Weekly export sales were within estimates at 21.9 million bushels. Total old crop commitments stand at 1.65 billion bushels, down 17 percent from last year. The USDA is forecasting a 12 percent cut in exports year-on-year. We need to average 12.4 million bushels of sales per week to hit the USDA’s 1.875-billion-bushel projection. Total sales are just 88 percent of the USDA forecast compared to 96 percent on average. New crop sales were 900,000 bushels, bringing total commitments to 29.3 million bushels vs. 168.2 million last year. There were no new pork sales reported to China in this week’s report.

Argentina’s soybean harvest is nearly 51 percent complete. The BAGE kept their soybean production forecast at 55 mmt while the Rosario Grain Exchange raised their number to 56 mmt. There has been some chatter that Argentina is having problems making protein levels. Brazil has sold 290 tmt of soybeans to Mexico from February through April, up from 120 tmt last year in the same time frame.

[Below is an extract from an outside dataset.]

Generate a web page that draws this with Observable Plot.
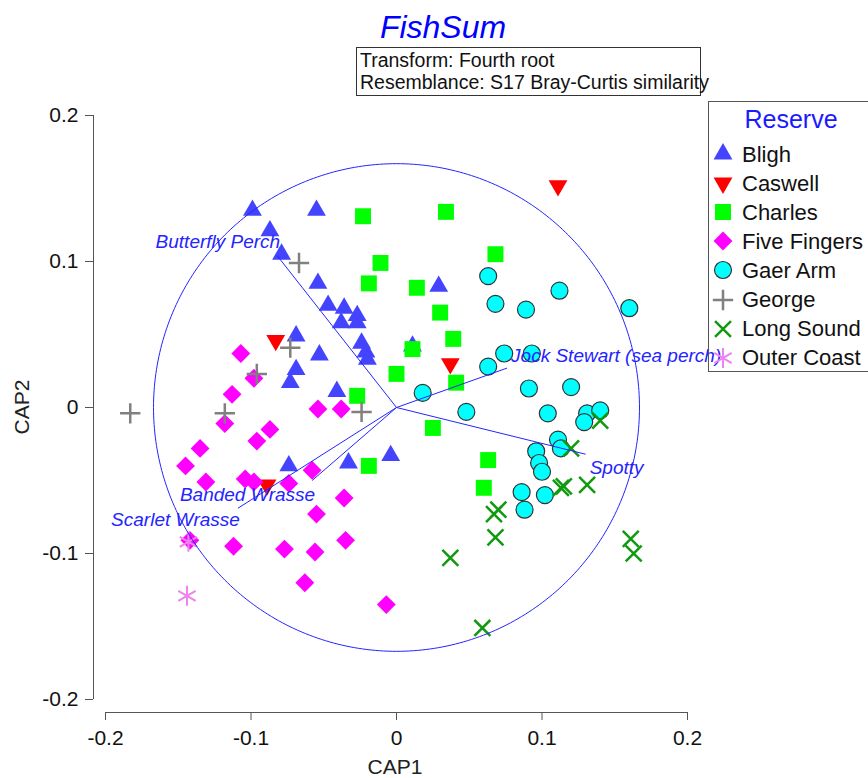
<!DOCTYPE html>
<html><head><meta charset="utf-8">
<script src="https://cdn.jsdelivr.net/npm/d3@7"></script>
<script src="https://cdn.jsdelivr.net/npm/@observablehq/plot@0.6"></script>
<style>
body{margin:0;background:#fff;font-family:"Liberation Sans",Arial,sans-serif;}
#wrap{position:relative;width:868px;height:778px;overflow:hidden;background:#fff;}
#wrap svg.plot{position:absolute;left:0;top:0;}
.abs{position:absolute;white-space:nowrap;}
</style></head><body><div id="wrap"></div>
<script>
// ---------- data ----------
const reserves = ["Bligh","Caswell","Charles","Five Fingers","Gaer Arm","George","Long Sound","Outer Coast"];
const bligh = [[-0.099,0.135],[-0.055,0.135],[-0.087,0.121],[-0.079,0.105],[-0.054,0.085],[-0.047,0.070],[-0.036,0.068],[-0.038,0.058],[-0.027,0.063],[-0.027,0.058],[-0.024,0.044],[-0.021,0.038],[-0.020,0.033],[-0.069,0.049],[-0.053,0.036],[-0.069,0.026],[-0.073,0.017],[-0.041,0.011],[-0.074,-0.040],[-0.033,-0.038],[-0.004,-0.033],[0.029,0.083],[0.011,0.042]];
const caswell = [[0.111,0.152],[0.037,0.030],[-0.083,0.046],[-0.089,-0.053]];
const charles = [[-0.023,0.131],[0.034,0.134],[-0.011,0.099],[0.068,0.105],[-0.019,0.085],[0.014,0.082],[0.030,0.065],[0.039,0.047],[0.011,0.040],[0.000,0.023],[0.041,0.017],[-0.027,0.008],[-0.019,-0.040],[0.025,-0.014],[0.063,-0.036],[0.060,-0.055]];
const fiveFingers = [[-0.107,0.037],[-0.098,0.020],[-0.113,0.009],[-0.054,-0.001],[-0.038,-0.001],[-0.118,-0.011],[-0.087,-0.015],[-0.096,-0.023],[-0.135,-0.028],[-0.145,-0.040],[-0.131,-0.051],[-0.104,-0.049],[-0.098,-0.051],[-0.074,-0.052],[-0.058,-0.043],[-0.036,-0.062],[-0.055,-0.073],[-0.142,-0.091],[-0.112,-0.095],[-0.077,-0.097],[-0.056,-0.099],[-0.035,-0.091],[-0.063,-0.120],[-0.007,-0.135]];
const gaerArm = [[0.063,0.090],[0.068,0.071],[0.089,0.067],[0.112,0.080],[0.160,0.068],[0.074,0.037],[0.093,0.037],[0.063,0.028],[0.018,0.010],[0.091,0.013],[0.120,0.014],[0.048,-0.003],[0.104,-0.004],[0.131,-0.004],[0.140,-0.002],[0.129,-0.010],[0.111,-0.022],[0.113,-0.028],[0.096,-0.030],[0.098,-0.038],[0.100,-0.044],[0.086,-0.058],[0.102,-0.060],[0.088,-0.070]];
const george = [[-0.067,0.099],[-0.073,0.041],[-0.096,0.023],[-0.183,-0.004],[-0.118,-0.004],[-0.024,-0.003]];
const longSound = [[0.140,-0.009],[0.120,-0.028],[0.115,-0.054],[0.113,-0.055],[0.131,-0.053],[0.067,-0.073],[0.070,-0.070],[0.068,-0.089],[0.037,-0.103],[0.161,-0.090],[0.163,-0.100],[0.059,-0.151]];
const outerCoast = [[-0.143,-0.092],[-0.144,-0.129]];
const seriesData = [bligh, caswell, charles, fiveFingers, gaerArm, george, longSound, outerCoast];

const vectorNames = ["Butterfly Perch","Jock Stewart (sea perch)","Spotty","Banded Wrasse","Scarlet Wrasse"];
const vectorCap1 = [-0.082, 0.076, 0.130, -0.058, -0.109];
const vectorCap2 = [0.104, 0.027, -0.032, -0.050, -0.069];
const circleRadius = 0.167;

const xTicks = [-0.2,-0.1,0,0.1,0.2];
const xTickLabels = ["-0.2","-0.1","0","0.1","0.2"];
const yTicks = [-0.2,-0.1,0,0.1,0.2];
const yTickLabels = ["-0.2","-0.1","0","0.1","0.2"];

const titleText = "FishSum";
const infoLines = ["Transform: Fourth root","Resemblance: S17 Bray-Curtis similarity"];
const legendTitle = "Reserve";
const xLabel = "CAP1", yLabel = "CAP2";

// ---------- styles ----------
const FONT = '"Liberation Sans", Arial, sans-serif';
const BLUE = "#2424ff";
const triangleDown = {draw(context, size){
  const y = -Math.sqrt(size / (Math.sqrt(3) * 3));
  context.moveTo(0, -y * 2);
  context.lineTo(-Math.sqrt(3) * y, y);
  context.lineTo(Math.sqrt(3) * y, y);
  context.closePath();
}};
const styles = [
  {symbol: d3.symbolTriangle, fill: "#4444ff", stroke: "none", r: 7},
  {symbol: triangleDown, fill: "#ff0000", stroke: "none", r: 7},
  {symbol: d3.symbolSquare, fill: "#00ff00", stroke: "none", r: 9},
  {symbol: d3.symbolDiamond2, fill: "#ff00ff", stroke: "none", r: 8.5},
  {symbol: d3.symbolCircle, fill: "#00ffff", stroke: "#333", strokeWidth: 1.2, r: 8.5},
  {symbol: d3.symbolPlus, fill: "none", stroke: "#808080", strokeWidth: 2.5, r: 6.6},
  {symbol: d3.symbolTimes, fill: "none", stroke: "#109a10", strokeWidth: 2.5, r: 7.3},
  {symbol: d3.symbolAsterisk, fill: "none", stroke: "#ee82ee", strokeWidth: 2, r: 9.5}
];
const labelPlacement = {
  "Butterfly Perch": {textAnchor: "end", dx: 3, dy: -14},
  "Jock Stewart (sea perch)": {textAnchor: "start", dx: 4, dy: -12},
  "Spotty": {textAnchor: "start", dx: 4, dy: 14},
  "Banded Wrasse": {textAnchor: "end", dx: 3, dy: 14},
  "Scarlet Wrasse": {textAnchor: "end", dx: 2, dy: 12}
};

const vectors = vectorNames.map((name, i) => ({name, x: vectorCap1[i], y: vectorCap2[i]}));
const circlePts = d3.range(0, 361).map(a => [circleRadius * Math.cos(a * Math.PI / 180), circleRadius * Math.sin(a * Math.PI / 180)]);

const dotMarks = seriesData.map((pts, i) => Plot.dot(pts, {
  x: d => d[0], y: d => d[1],
  symbol: styles[i].symbol, fill: styles[i].fill, stroke: styles[i].stroke,
  strokeWidth: styles[i].strokeWidth || 1, r: styles[i].r
}));
const labelMarks = vectors.map(v => Plot.text([v], {
  x: "x", y: "y", text: "name", fill: BLUE, fontStyle: "italic", fontSize: 19,
  ...labelPlacement[v.name]
}));

const plot = Plot.plot({
  width: 868, height: 778,
  marginLeft: 105, marginRight: 181, marginTop: 115, marginBottom: 79,
  x: {domain: [-0.2, 0.2]},
  y: {domain: [-0.2, 0.2]},
  style: {fontFamily: FONT, fontSize: "21px", color: "#111", background: "transparent", overflow: "visible"},
  marks: [
    Plot.ruleX([-0.2], {y1: -0.2, y2: 0.2, dx: -12, stroke: "#555"}),
    Plot.ruleY([-0.2], {x1: -0.2, x2: 0.2, dy: 13, stroke: "#555"}),
    Plot.axisX({ticks: xTicks, tickFormat: d => xTickLabels[xTicks.indexOf(d)], tickSize: 8, dy: 13, tickPadding: 10, fontSize: 21, label: null, stroke: "#555", fill: "#111"}),
    Plot.axisY({ticks: yTicks, tickFormat: d => yTickLabels[yTicks.indexOf(d)], tickSize: 8, dx: -12, tickPadding: 7, fontSize: 21, label: null, stroke: "#555", fill: "#111"}),
    ...dotMarks,
    Plot.line(circlePts, {x: d => d[0], y: d => d[1], stroke: BLUE, strokeWidth: 1}),
    Plot.link(vectors, {x1: 0, y1: 0, x2: "x", y2: "y", stroke: BLUE, strokeWidth: 1}),
    ...labelMarks
  ]
});
plot.classList.add("plot");
const wrap = document.getElementById("wrap");
wrap.appendChild(plot);

function addDiv(text, css){
  const d = document.createElement("div");
  d.className = "abs"; d.textContent = text; d.style.cssText += css;
  wrap.appendChild(d); return d;
}
// title + info box
addDiv(titleText, "left:343px;top:8px;width:200px;text-align:center;font-size:32px;font-style:italic;color:#0000ff;line-height:38px;");
const box = document.createElement("div");
box.className = "abs";
box.style.cssText = "left:356px;top:47px;width:343px;height:47px;border:1px solid #333;";
wrap.appendChild(box);
infoLines.forEach((t, i) => addDiv(t, `left:360px;top:${49 + i*22}px;font-size:19.5px;line-height:22px;color:#111;`));
// axis titles
addDiv(xLabel, "left:345px;top:755px;width:100px;text-align:center;font-size:21px;line-height:24px;color:#222;");
addDiv(yLabel, "left:-28px;top:395px;width:100px;text-align:center;font-size:21px;line-height:24px;color:#222;transform:rotate(-90deg);");

// legend
const lg = document.createElement("div");
lg.className = "abs";
lg.style.cssText = "left:708px;top:101px;width:170px;height:269px;border:1px solid #555;";
wrap.appendChild(lg);
addDiv(legendTitle, "left:708px;top:104px;width:166px;text-align:center;font-size:25px;line-height:30px;color:#1a1aff;");
reserves.forEach((name, i) => {
  const cy = 154 + i * 29.1;
  const st = styles[i];
  const svg = d3.create("svg").attr("width", 30).attr("height", 30)
    .style("position", "absolute").style("left", "708px").style("top", (cy - 15) + "px").style("overflow", "visible");
  svg.append("path")
    .attr("transform", "translate(15,15)")
    .attr("d", d3.symbol(st.symbol, Math.PI * st.r * st.r)())
    .attr("fill", st.fill).attr("stroke", st.stroke).attr("stroke-width", st.strokeWidth || 1);
  wrap.appendChild(svg.node());
  addDiv(name, `left:742px;top:${cy - 11.5}px;font-size:22px;line-height:24px;color:#111;`);
});
</script>
</body></html>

Outlook: Just a repeat of last week, only more so. A poor close for the week with July soybeans collapsing to $8.67, down 27.25 cents and the November contract falling 25.75 cents to $8.87.75 per bushel. Delayed corn planting will bring up talk of more switching of acres to soybeans. Weak South American currencies keep us uncompetitive for what little demand there is. African swine fever is cutting China’s feed demand, and this is a situation that will not be solved quickly. Sorry to be so negative, but until funds want to take profit and reduce their short positions, it will be difficult to hold any substantial rally.

The daily trading limit for soybeans will change from 60 cents to 65 cents per bushel beginning May 1. Limits are reevaluated twice a year on May 1 and Nov. 1.

Nystrom’s Notes: Contract changes for the week ended April 26: Minneapolis May wheat tumbled 17.75 cents lower to $5.11.75, Chicago was only off 5.75 cents at $4.42.5 and Kansas City dropped 18.25 cents to $4.07.5 per bushel. The Kansas Wheat Quality Tour is the week of April 29. Crude oil for the week was down 77 cents at $63.30, ULSD was 2 cents lower, RBOB rallied 2.75 cents, and natural gas gained 7.5 cents.